What is needed –
Extract, exactly, the lines from the line containing "Rebuild this chart" to the line containing "const BLACK = '#111111';", with both lines included and any pictures left out.

>> START

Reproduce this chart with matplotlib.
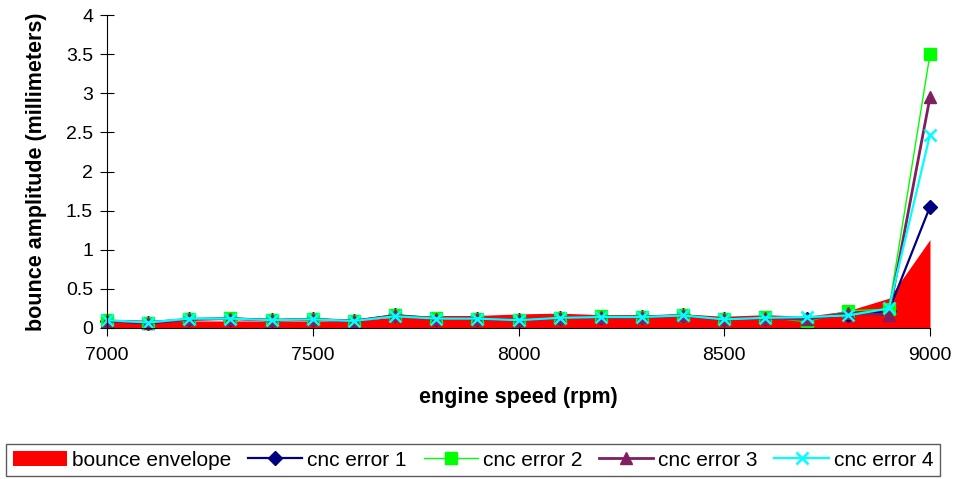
import numpy as np
import matplotlib
matplotlib.use("Agg")
import matplotlib.pyplot as plt
from matplotlib.ticker import FormatStrFormatter

plt.rcParams['font.family'] = ['Liberation Sans', 'DejaVu Sans']

rpm = [7000, 7100, 7200, 7300, 7400, 7500, 7600, 7700, 7800, 7900, 8000,
       8100, 8200, 8300, 8400, 8500, 8600, 8700, 8800, 8900, 9000]

envelope = [0.11, 0.10, 0.09, 0.09, 0.09, 0.09, 0.09, 0.14, 0.16, 0.16, 0.18,
            0.19, 0.17, 0.17, 0.18, 0.15, 0.17, 0.15, 0.22, 0.38, 1.13]
cnc1 = [0.09, 0.06, 0.11, 0.12, 0.10, 0.11, 0.09, 0.16, 0.12, 0.12, 0.10,
        0.13, 0.14, 0.14, 0.16, 0.11, 0.13, 0.12, 0.17, 0.22, 1.55]
cnc2 = [0.10, 0.07, 0.12, 0.13, 0.10, 0.12, 0.09, 0.17, 0.13, 0.12, 0.10,
        0.13, 0.15, 0.14, 0.17, 0.11, 0.14, 0.08, 0.22, 0.24, 3.50]
cnc3 = [0.09, 0.07, 0.11, 0.12, 0.10, 0.11, 0.09, 0.16, 0.12, 0.12, 0.10,
        0.13, 0.14, 0.14, 0.16, 0.11, 0.13, 0.11, 0.19, 0.17, 2.95]
cnc4 = [0.10, 0.07, 0.12, 0.12, 0.10, 0.11, 0.09, 0.15, 0.12, 0.12, 0.10,
        0.13, 0.14, 0.14, 0.16, 0.11, 0.13, 0.14, 0.16, 0.25, 2.47]

fig = plt.figure(figsize=(9.59, 4.79), dpi=100)
ax = fig.add_axes([107/959, 1 - 328/479, (930 - 107)/959, (328 - 15)/479])

ax.fill_between(rpm, envelope, 0, color='#FF0000', lw=0, label='bounce envelope')
ax.plot(rpm, cnc1, color='#000080', lw=1.6, marker='D', ms=7.5,
        label='cnc error 1', clip_on=False)
ax.plot(rpm, cnc2, color='#00FF00', lw=1.0, marker='s', ms=9,
        label='cnc error 2', clip_on=False)
ax.plot(rpm, cnc3, color='#7F1F5F', lw=2.0, marker='^', ms=9,
        label='cnc error 3', clip_on=False)
ax.plot(rpm, cnc4, color='#00FFFF', lw=1.6, marker='x', ms=9, mew=1.8,
        label='cnc error 4', clip_on=False)

ax.set_xlim(7000, 9000)
ax.set_ylim(0, 4)
ax.set_xticks([7000, 7500, 8000, 8500, 9000])
ax.set_yticks(np.arange(0, 4.01, 0.5))
ax.yaxis.set_major_formatter(FormatStrFormatter('%g'))
ax.spines['top'].set_visible(False)
ax.spines['right'].set_visible(False)
ax.tick_params(axis='y', direction='inout', length=10, labelsize=14, pad=5)
ax.tick_params(axis='x', direction='out', length=6, labelsize=14, pad=8)

ax.set_xlabel('engine speed (rpm)', fontsize=15.5, fontweight='bold', labelpad=16)
ax.set_ylabel('bounce amplitude (millimeters)', fontsize=15.5, fontweight='bold',
              labelpad=14)

leg = fig.legend(loc='center', bbox_to_anchor=(473/959, 1 - 460/479), ncol=5,
                 fontsize=15, frameon=True, fancybox=False, edgecolor='#333333',
                 handlelength=2.6, handletextpad=0.25, columnspacing=0.8,
                 borderpad=0.3)
leg.get_frame().set_linewidth(1.0)

fig.savefig('out.png', dpi=100)
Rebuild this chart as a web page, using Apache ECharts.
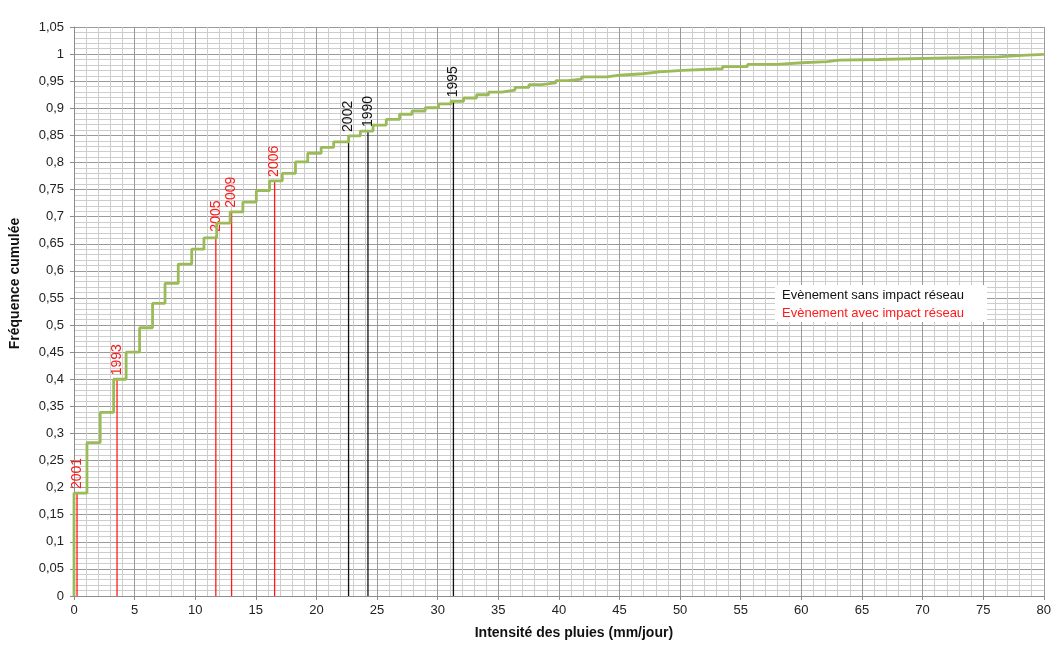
<!DOCTYPE html>
<html>
<head>
<meta charset="utf-8">
<script src="https://cdn.jsdelivr.net/npm/echarts@6/dist/echarts.min.js"></script>
<style>
html,body{margin:0;padding:0;background:#fff;}
#chart{width:1054px;height:647px;}
</style>
</head>
<body>
<div id="chart"></div>
<script>
// Step curve: x position where the cumulative frequency rises, and the new level
const stepX = [0, 0, 1.07, 2.16, 3.27, 4.30, 5.41, 6.48, 7.51, 8.60, 9.71,
  10.72, 11.77, 12.88, 13.93, 15.04, 16.13, 17.18, 18.27, 19.28, 20.39,
  21.42, 22.66, 23.62, 24.67, 25.76, 26.86, 27.88, 28.97, 30.07, 31.11,
  32.14, 33.21, 34.20, 35.28, 36.38, 37.53, 38.58, 39.75, 40.74, 41.87,
  43.95, 45.02, 46.91, 48.30, 50.20, 53.50, 55.56, 58.02, 60.08, 62.14,
  63.13, 66.42, 72.00, 76.30, 78.20, 80];
const stepY = [0, 0.190, 0.283, 0.339, 0.400, 0.450, 0.495, 0.540, 0.577, 0.6125, 0.640,
  0.661, 0.688, 0.709, 0.727, 0.748, 0.766, 0.780, 0.801, 0.817, 0.828,
  0.838, 0.849, 0.858, 0.869, 0.8795, 0.889, 0.895, 0.901, 0.908, 0.913,
  0.919, 0.925, 0.930, 0.9336, 0.9385, 0.9435, 0.947, 0.951, 0.954, 0.958,
  0.961, 0.9637, 0.967, 0.970, 0.973, 0.977, 0.981, 0.984, 0.986, 0.989,
  0.990, 0.993, 0.995, 0.9975, 0.9994, 1.0];

// Events
const eventYears  = ['2001', '1993', '2005', '2009', '2006', '2002', '1990', '1995'];
const eventX      = [0.25, 3.55, 11.70, 13.00, 16.55, 22.65, 24.25, 31.30];
const eventTop    = [0.190, 0.400, 0.665, 0.709, 0.766, 0.849, 0.858, 0.913];
const eventImpact = [true, true, true, true, true, false, false, false];

// Axes
const xTicks = [0, 5, 10, 15, 20, 25, 30, 35, 40, 45, 50, 55, 60, 65, 70, 75, 80];
const yTicks = [0, 0.05, 0.1, 0.15, 0.2, 0.25, 0.3, 0.35, 0.4, 0.45, 0.5, 0.55, 0.6, 0.65, 0.7, 0.75, 0.8, 0.85, 0.9, 0.95, 1, 1.05];

const legendLabels = ['Evènement sans impact réseau', 'Evènement avec impact réseau'];
const xTitle = 'Intensité des pluies (mm/jour)';
const yTitle = 'Fréquence cumulée';

const FONT = '"Liberation Sans", Arial, sans-serif';
const RED = '#ff1a1a';
const BLACK = '#111111';

const curve = stepX.map((x, i) => [x, stepY[i]]);
const events = eventX.map((x, i) => [x, eventTop[i], i]);

const chart = echarts.init(document.getElementById('chart'), null, {renderer: 'canvas'});

const fmt = v => (+(+v).toFixed(2)).toString().replace('.', ',');

chart.setOption({
  animation: false,
  backgroundColor: '#ffffff',
  grid: {left: 73, right: 9, top: 27, bottom: 51, containLabel: false},
  xAxis: {
    type: 'value',
    min: xTicks[0], max: xTicks[xTicks.length - 1], interval: xTicks[1] - xTicks[0],
    name: xTitle, nameLocation: 'middle', nameGap: 30,
    nameTextStyle: {fontFamily: FONT, fontSize: 14, fontWeight: 'bold', color: '#111', padding: [0, 0, 0, 30]},
    axisLine: {show: true, onZero: false, lineStyle: {color: '#8c8c8c', width: 1}},
    axisTick: {show: true, length: 4, lineStyle: {color: '#8c8c8c'}},
    minorTick: {show: false, splitNumber: 5},
    axisLabel: {fontFamily: FONT, fontSize: 13, color: '#222', margin: 8,
      formatter: v => fmt(v)},
    splitLine: {show: true, lineStyle: {color: '#9a9a9a', width: 1}},
    minorSplitLine: {show: true, lineStyle: {color: '#cdcdcd', width: 1}}
  },
  yAxis: {
    type: 'value',
    min: yTicks[0], max: yTicks[yTicks.length - 1], interval: 0.05,
    name: yTitle, nameLocation: 'middle', nameGap: 52,
    nameTextStyle: {fontFamily: FONT, fontSize: 14, fontWeight: 'bold', color: '#111', padding: [0, 0, 0, 56]},
    axisLine: {show: true, lineStyle: {color: '#8c8c8c', width: 1}},
    axisTick: {show: true, length: 4, lineStyle: {color: '#8c8c8c'}},
    minorTick: {show: false, splitNumber: 5},
    axisLabel: {fontFamily: FONT, fontSize: 13, color: '#222', margin: 10,
      formatter: v => fmt(v)},
    splitLine: {show: true, lineStyle: {color: '#9a9a9a', width: 1}},
    minorSplitLine: {show: true, lineStyle: {color: '#cdcdcd', width: 1}}
  },
  series: [
    {
      type: 'custom',
      z: 3,
      data: events,
      clip: false,
      renderItem: function (params, api) {
        const x = api.value(0), top = api.value(1), idx = api.value(2);
        const p0 = api.coord([x, 0]);
        const p1 = api.coord([x, top]);
        const col = eventImpact[idx] ? RED : BLACK;
        return {
          type: 'group',
          children: [
            {type: 'line', shape: {x1: p0[0], y1: p0[1], x2: p1[0], y2: p1[1]},
              style: {stroke: col, lineWidth: 1.3, fill: null}},
            {type: 'text', x: p1[0], y: p1[1] - 4, rotation: Math.PI / 2,
              style: {text: eventYears[idx], fill: col, font: '14px ' + FONT, align: 'left', verticalAlign: 'middle'}}
          ]
        };
      }
    },
    {
      type: 'line',
      z: 4,
      step: 'end',
      symbol: 'none',
      data: curve,
      lineStyle: {color: '#9bbb59', width: 2.8},
      itemStyle: {color: '#9bbb59'}
    }
  ],
  graphic: [
    {
      type: 'group', left: 775, top: 285, z: 100,
      children: [
        {type: 'rect', z: 100, shape: {x: 0, y: 0, width: 212, height: 37}, style: {fill: '#ffffff', stroke: null}},
        {type: 'text', z: 101, x: 7, y: 10, style: {text: legendLabels[0], fill: BLACK, font: '13px ' + FONT, verticalAlign: 'middle'}},
        {type: 'text', z: 101, x: 7, y: 28, style: {text: legendLabels[1], fill: RED, font: '13px ' + FONT, verticalAlign: 'middle'}}
      ]
    }
  ]
});
</script>
</body>
</html>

>> END

Result –
Rebuild this chart as a web page, using Apache ECharts.
<!DOCTYPE html>
<html>
<head>
<meta charset="utf-8">
<script src="https://cdn.jsdelivr.net/npm/echarts@6/dist/echarts.min.js"></script>
<style>
html,body{margin:0;padding:0;background:#fff;}
#chart{width:1054px;height:647px;}
</style>
</head>
<body>
<div id="chart"></div>
<script>
// Step curve: x position where the cumulative frequency rises, and the new level
const stepX = [0, 0, 1.07, 2.16, 3.27, 4.30, 5.41, 6.48, 7.51, 8.60, 9.71,
  10.72, 11.77, 12.88, 13.93, 15.04, 16.13, 17.18, 18.27, 19.28, 20.39,
  21.42, 22.66, 23.62, 24.67, 25.76, 26.86, 27.88, 28.97, 30.07, 31.11,
  32.14, 33.21, 34.20, 35.28, 36.38, 37.53, 38.58, 39.75, 40.74, 41.87,
  43.95, 45.02, 46.91, 48.30, 50.20, 53.50, 55.56, 58.02, 60.08, 62.14,
  63.13, 66.42, 72.00, 76.30, 78.20, 80];
const stepY = [0, 0.190, 0.283, 0.339, 0.400, 0.450, 0.495, 0.540, 0.577, 0.6125, 0.640,
  0.661, 0.688, 0.709, 0.727, 0.748, 0.766, 0.780, 0.801, 0.817, 0.828,
  0.838, 0.849, 0.858, 0.869, 0.8795, 0.889, 0.895, 0.901, 0.908, 0.913,
  0.919, 0.925, 0.930, 0.9336, 0.9385, 0.9435, 0.947, 0.951, 0.954, 0.958,
  0.961, 0.9637, 0.967, 0.970, 0.973, 0.977, 0.981, 0.984, 0.986, 0.989,
  0.990, 0.993, 0.995, 0.9975, 0.9994, 1.0];

// Events
const eventYears  = ['2001', '1993', '2005', '2009', '2006', '2002', '1990', '1995'];
const eventX      = [0.25, 3.55, 11.70, 13.00, 16.55, 22.65, 24.25, 31.30];
const eventTop    = [0.190, 0.400, 0.665, 0.709, 0.766, 0.849, 0.858, 0.913];
const eventImpact = [true, true, true, true, true, false, false, false];

// Axes
const xTicks = [0, 5, 10, 15, 20, 25, 30, 35, 40, 45, 50, 55, 60, 65, 70, 75, 80];
const yTicks = [0, 0.05, 0.1, 0.15, 0.2, 0.25, 0.3, 0.35, 0.4, 0.45, 0.5, 0.55, 0.6, 0.65, 0.7, 0.75, 0.8, 0.85, 0.9, 0.95, 1, 1.05];

const legendLabels = ['Evènement sans impact réseau', 'Evènement avec impact réseau'];
const xTitle = 'Intensité des pluies (mm/jour)';
const yTitle = 'Fréquence cumulée';

const FONT = '"Liberation Sans", Arial, sans-serif';
const RED = '#ff1a1a';
const BLACK = '#111111';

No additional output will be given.